# INFORMATION PROVIDED

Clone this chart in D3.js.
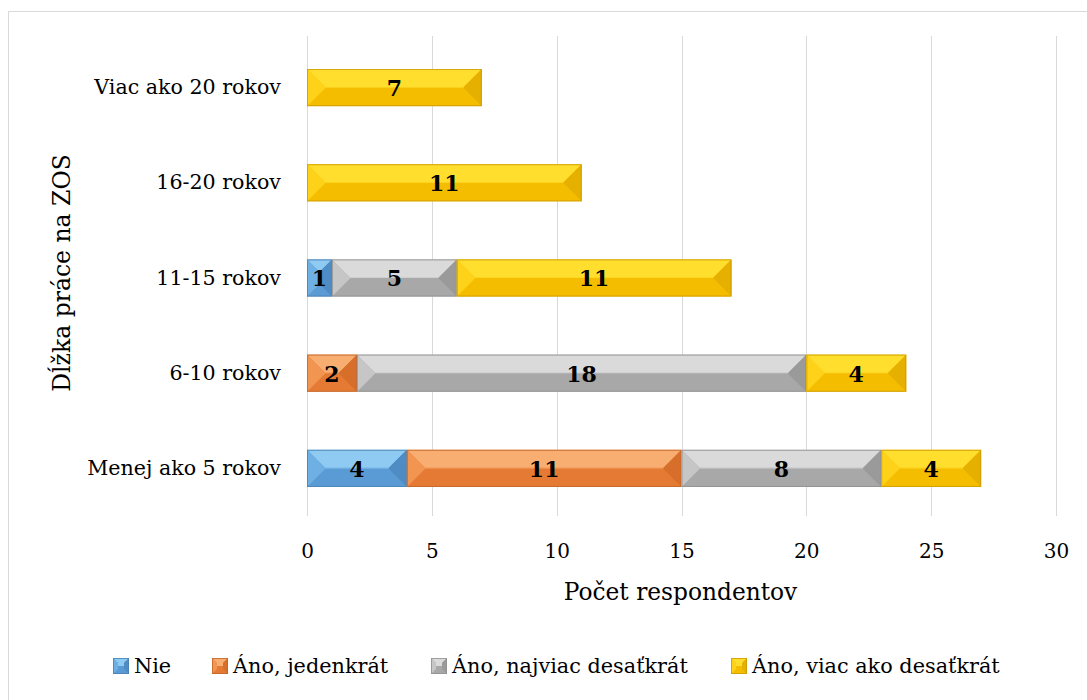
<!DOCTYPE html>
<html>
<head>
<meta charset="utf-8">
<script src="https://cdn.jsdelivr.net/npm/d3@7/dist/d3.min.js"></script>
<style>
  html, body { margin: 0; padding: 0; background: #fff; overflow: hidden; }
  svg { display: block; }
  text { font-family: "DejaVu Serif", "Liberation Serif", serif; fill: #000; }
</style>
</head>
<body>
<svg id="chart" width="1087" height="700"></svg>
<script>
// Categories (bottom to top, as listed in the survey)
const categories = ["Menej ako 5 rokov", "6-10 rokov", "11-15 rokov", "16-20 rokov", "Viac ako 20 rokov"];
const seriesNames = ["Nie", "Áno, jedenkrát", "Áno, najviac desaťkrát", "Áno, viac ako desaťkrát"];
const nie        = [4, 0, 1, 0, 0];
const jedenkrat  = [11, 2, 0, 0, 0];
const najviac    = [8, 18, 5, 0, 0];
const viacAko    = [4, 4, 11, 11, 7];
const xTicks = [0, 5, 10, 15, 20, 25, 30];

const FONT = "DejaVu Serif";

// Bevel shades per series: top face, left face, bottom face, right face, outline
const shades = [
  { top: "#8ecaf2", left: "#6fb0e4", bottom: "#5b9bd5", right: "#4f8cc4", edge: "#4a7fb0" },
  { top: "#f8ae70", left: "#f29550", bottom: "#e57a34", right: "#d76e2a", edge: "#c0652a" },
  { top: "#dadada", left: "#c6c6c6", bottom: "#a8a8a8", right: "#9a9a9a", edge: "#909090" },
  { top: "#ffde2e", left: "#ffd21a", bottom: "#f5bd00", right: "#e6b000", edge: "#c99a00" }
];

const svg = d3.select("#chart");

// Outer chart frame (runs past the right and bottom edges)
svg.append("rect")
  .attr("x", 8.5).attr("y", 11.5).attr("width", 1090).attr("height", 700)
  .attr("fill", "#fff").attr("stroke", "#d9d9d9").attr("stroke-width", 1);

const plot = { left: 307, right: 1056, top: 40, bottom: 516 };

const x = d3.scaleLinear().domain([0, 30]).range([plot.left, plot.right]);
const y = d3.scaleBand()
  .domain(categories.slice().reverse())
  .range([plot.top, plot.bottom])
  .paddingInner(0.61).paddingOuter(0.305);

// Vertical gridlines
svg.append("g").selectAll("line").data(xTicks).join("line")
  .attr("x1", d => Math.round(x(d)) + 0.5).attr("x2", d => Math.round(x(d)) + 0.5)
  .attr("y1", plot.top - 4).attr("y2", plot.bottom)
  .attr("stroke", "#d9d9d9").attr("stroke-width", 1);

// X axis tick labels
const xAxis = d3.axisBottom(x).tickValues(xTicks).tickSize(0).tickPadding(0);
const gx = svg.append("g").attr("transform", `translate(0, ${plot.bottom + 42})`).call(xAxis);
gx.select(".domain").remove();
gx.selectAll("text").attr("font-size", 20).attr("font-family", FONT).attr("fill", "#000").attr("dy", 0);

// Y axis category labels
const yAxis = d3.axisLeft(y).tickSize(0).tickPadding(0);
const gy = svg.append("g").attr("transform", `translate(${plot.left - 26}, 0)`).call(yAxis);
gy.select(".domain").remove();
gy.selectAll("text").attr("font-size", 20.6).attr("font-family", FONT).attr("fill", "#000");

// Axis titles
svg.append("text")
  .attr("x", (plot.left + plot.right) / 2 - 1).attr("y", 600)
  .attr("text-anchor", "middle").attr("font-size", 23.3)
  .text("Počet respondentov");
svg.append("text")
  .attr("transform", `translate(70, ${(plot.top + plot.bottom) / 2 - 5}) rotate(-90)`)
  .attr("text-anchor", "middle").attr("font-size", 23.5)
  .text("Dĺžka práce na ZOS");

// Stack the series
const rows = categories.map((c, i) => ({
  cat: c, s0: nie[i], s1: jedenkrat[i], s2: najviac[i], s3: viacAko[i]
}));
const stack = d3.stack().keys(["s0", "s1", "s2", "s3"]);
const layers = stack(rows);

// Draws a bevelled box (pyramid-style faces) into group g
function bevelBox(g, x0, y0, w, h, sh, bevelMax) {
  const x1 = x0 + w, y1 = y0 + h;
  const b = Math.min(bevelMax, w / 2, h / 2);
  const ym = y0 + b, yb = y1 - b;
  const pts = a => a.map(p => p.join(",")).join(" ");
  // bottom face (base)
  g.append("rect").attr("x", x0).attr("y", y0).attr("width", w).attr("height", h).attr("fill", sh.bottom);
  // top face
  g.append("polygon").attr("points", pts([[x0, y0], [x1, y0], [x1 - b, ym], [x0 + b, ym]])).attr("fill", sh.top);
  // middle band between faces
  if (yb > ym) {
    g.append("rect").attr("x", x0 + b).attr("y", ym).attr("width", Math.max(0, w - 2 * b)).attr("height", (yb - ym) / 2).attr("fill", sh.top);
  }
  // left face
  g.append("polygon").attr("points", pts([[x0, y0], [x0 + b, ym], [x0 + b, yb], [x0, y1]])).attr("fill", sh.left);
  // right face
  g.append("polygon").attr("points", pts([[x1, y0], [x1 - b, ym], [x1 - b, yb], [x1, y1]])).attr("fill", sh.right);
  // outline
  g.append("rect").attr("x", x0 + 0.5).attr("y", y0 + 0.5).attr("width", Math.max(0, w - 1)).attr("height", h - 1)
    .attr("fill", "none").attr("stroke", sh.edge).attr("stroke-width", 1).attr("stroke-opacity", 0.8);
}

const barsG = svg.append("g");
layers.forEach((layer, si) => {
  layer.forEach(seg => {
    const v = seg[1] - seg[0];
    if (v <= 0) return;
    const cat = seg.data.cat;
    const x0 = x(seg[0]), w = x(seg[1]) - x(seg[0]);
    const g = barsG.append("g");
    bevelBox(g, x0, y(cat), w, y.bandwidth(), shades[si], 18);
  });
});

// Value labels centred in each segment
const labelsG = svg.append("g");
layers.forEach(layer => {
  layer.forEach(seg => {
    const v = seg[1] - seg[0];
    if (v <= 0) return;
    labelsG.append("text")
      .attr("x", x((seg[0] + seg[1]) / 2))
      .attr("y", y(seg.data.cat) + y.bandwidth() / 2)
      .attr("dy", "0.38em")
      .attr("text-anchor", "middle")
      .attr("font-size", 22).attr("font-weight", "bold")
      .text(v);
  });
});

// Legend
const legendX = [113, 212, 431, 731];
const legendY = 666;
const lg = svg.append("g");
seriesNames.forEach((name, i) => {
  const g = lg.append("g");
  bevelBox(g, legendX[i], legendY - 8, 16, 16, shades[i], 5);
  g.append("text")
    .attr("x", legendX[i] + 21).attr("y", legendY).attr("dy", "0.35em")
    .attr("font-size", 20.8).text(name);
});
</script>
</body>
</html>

# TASK BRIEF
Without the pictures, print the whole listing exactly as given.

# FULL SOLUTION
Clone this chart in D3.js.
<!DOCTYPE html>
<html>
<head>
<meta charset="utf-8">
<script src="https://cdn.jsdelivr.net/npm/d3@7/dist/d3.min.js"></script>
<style>
  html, body { margin: 0; padding: 0; background: #fff; overflow: hidden; }
  svg { display: block; }
  text { font-family: "DejaVu Serif", "Liberation Serif", serif; fill: #000; }
</style>
</head>
<body>
<svg id="chart" width="1087" height="700"></svg>
<script>
// Categories (bottom to top, as listed in the survey)
const categories = ["Menej ako 5 rokov", "6-10 rokov", "11-15 rokov", "16-20 rokov", "Viac ako 20 rokov"];
const seriesNames = ["Nie", "Áno, jedenkrát", "Áno, najviac desaťkrát", "Áno, viac ako desaťkrát"];
const nie        = [4, 0, 1, 0, 0];
const jedenkrat  = [11, 2, 0, 0, 0];
const najviac    = [8, 18, 5, 0, 0];
const viacAko    = [4, 4, 11, 11, 7];
const xTicks = [0, 5, 10, 15, 20, 25, 30];

const FONT = "DejaVu Serif";

// Bevel shades per series: top face, left face, bottom face, right face, outline
const shades = [
  { top: "#8ecaf2", left: "#6fb0e4", bottom: "#5b9bd5", right: "#4f8cc4", edge: "#4a7fb0" },
  { top: "#f8ae70", left: "#f29550", bottom: "#e57a34", right: "#d76e2a", edge: "#c0652a" },
  { top: "#dadada", left: "#c6c6c6", bottom: "#a8a8a8", right: "#9a9a9a", edge: "#909090" },
  { top: "#ffde2e", left: "#ffd21a", bottom: "#f5bd00", right: "#e6b000", edge: "#c99a00" }
];

const svg = d3.select("#chart");

// Outer chart frame (runs past the right and bottom edges)
svg.append("rect")
  .attr("x", 8.5).attr("y", 11.5).attr("width", 1090).attr("height", 700)
  .attr("fill", "#fff").attr("stroke", "#d9d9d9").attr("stroke-width", 1);

const plot = { left: 307, right: 1056, top: 40, bottom: 516 };

const x = d3.scaleLinear().domain([0, 30]).range([plot.left, plot.right]);
const y = d3.scaleBand()
  .domain(categories.slice().reverse())
  .range([plot.top, plot.bottom])
  .paddingInner(0.61).paddingOuter(0.305);

// Vertical gridlines
svg.append("g").selectAll("line").data(xTicks).join("line")
  .attr("x1", d => Math.round(x(d)) + 0.5).attr("x2", d => Math.round(x(d)) + 0.5)
  .attr("y1", plot.top - 4).attr("y2", plot.bottom)
  .attr("stroke", "#d9d9d9").attr("stroke-width", 1);

// X axis tick labels
const xAxis = d3.axisBottom(x).tickValues(xTicks).tickSize(0).tickPadding(0);
const gx = svg.append("g").attr("transform", `translate(0, ${plot.bottom + 42})`).call(xAxis);
gx.select(".domain").remove();
gx.selectAll("text").attr("font-size", 20).attr("font-family", FONT).attr("fill", "#000").attr("dy", 0);

// Y axis category labels
const yAxis = d3.axisLeft(y).tickSize(0).tickPadding(0);
const gy = svg.append("g").attr("transform", `translate(${plot.left - 26}, 0)`).call(yAxis);
gy.select(".domain").remove();
gy.selectAll("text").attr("font-size", 20.6).attr("font-family", FONT).attr("fill", "#000");

// Axis titles
svg.append("text")
  .attr("x", (plot.left + plot.right) / 2 - 1).attr("y", 600)
  .attr("text-anchor", "middle").attr("font-size", 23.3)
  .text("Počet respondentov");
svg.append("text")
  .attr("transform", `translate(70, ${(plot.top + plot.bottom) / 2 - 5}) rotate(-90)`)
  .attr("text-anchor", "middle").attr("font-size", 23.5)
  .text("Dĺžka práce na ZOS");

// Stack the series
const rows = categories.map((c, i) => ({
  cat: c, s0: nie[i], s1: jedenkrat[i], s2: najviac[i], s3: viacAko[i]
}));
const stack = d3.stack().keys(["s0", "s1", "s2", "s3"]);
const layers = stack(rows);

// Draws a bevelled box (pyramid-style faces) into group g
function bevelBox(g, x0, y0, w, h, sh, bevelMax) {
  const x1 = x0 + w, y1 = y0 + h;
  const b = Math.min(bevelMax, w / 2, h / 2);
  const ym = y0 + b, yb = y1 - b;
  const pts = a => a.map(p => p.join(",")).join(" ");
  // bottom face (base)
  g.append("rect").attr("x", x0).attr("y", y0).attr("width", w).attr("height", h).attr("fill", sh.bottom);
  // top face
  g.append("polygon").attr("points", pts([[x0, y0], [x1, y0], [x1 - b, ym], [x0 + b, ym]])).attr("fill", sh.top);
  // middle band between faces
  if (yb > ym) {
    g.append("rect").attr("x", x0 + b).attr("y", ym).attr("width", Math.max(0, w - 2 * b)).attr("height", (yb - ym) / 2).attr("fill", sh.top);
  }
  // left face
  g.append("polygon").attr("points", pts([[x0, y0], [x0 + b, ym], [x0 + b, yb], [x0, y1]])).attr("fill", sh.left);
  // right face
  g.append("polygon").attr("points", pts([[x1, y0], [x1 - b, ym], [x1 - b, yb], [x1, y1]])).attr("fill", sh.right);
  // outline
  g.append("rect").attr("x", x0 + 0.5).attr("y", y0 + 0.5).attr("width", Math.max(0, w - 1)).attr("height", h - 1)
    .attr("fill", "none").attr("stroke", sh.edge).attr("stroke-width", 1).attr("stroke-opacity", 0.8);
}

const barsG = svg.append("g");
layers.forEach((layer, si) => {
  layer.forEach(seg => {
    const v = seg[1] - seg[0];
    if (v <= 0) return;
    const cat = seg.data.cat;
    const x0 = x(seg[0]), w = x(seg[1]) - x(seg[0]);
    const g = barsG.append("g");
    bevelBox(g, x0, y(cat), w, y.bandwidth(), shades[si], 18);
  });
});

// Value labels centred in each segment
const labelsG = svg.append("g");
layers.forEach(layer => {
  layer.forEach(seg => {
    const v = seg[1] - seg[0];
    if (v <= 0) return;
    labelsG.append("text")
      .attr("x", x((seg[0] + seg[1]) / 2))
      .attr("y", y(seg.data.cat) + y.bandwidth() / 2)
      .attr("dy", "0.38em")
      .attr("text-anchor", "middle")
      .attr("font-size", 22).attr("font-weight", "bold")
      .text(v);
  });
});

// Legend
const legendX = [113, 212, 431, 731];
const legendY = 666;
const lg = svg.append("g");
seriesNames.forEach((name, i) => {
  const g = lg.append("g");
  bevelBox(g, legendX[i], legendY - 8, 16, 16, shades[i], 5);
  g.append("text")
    .attr("x", legendX[i] + 21).attr("y", legendY).attr("dy", "0.35em")
    .attr("font-size", 20.8).text(name);
});
</script>
</body>
</html>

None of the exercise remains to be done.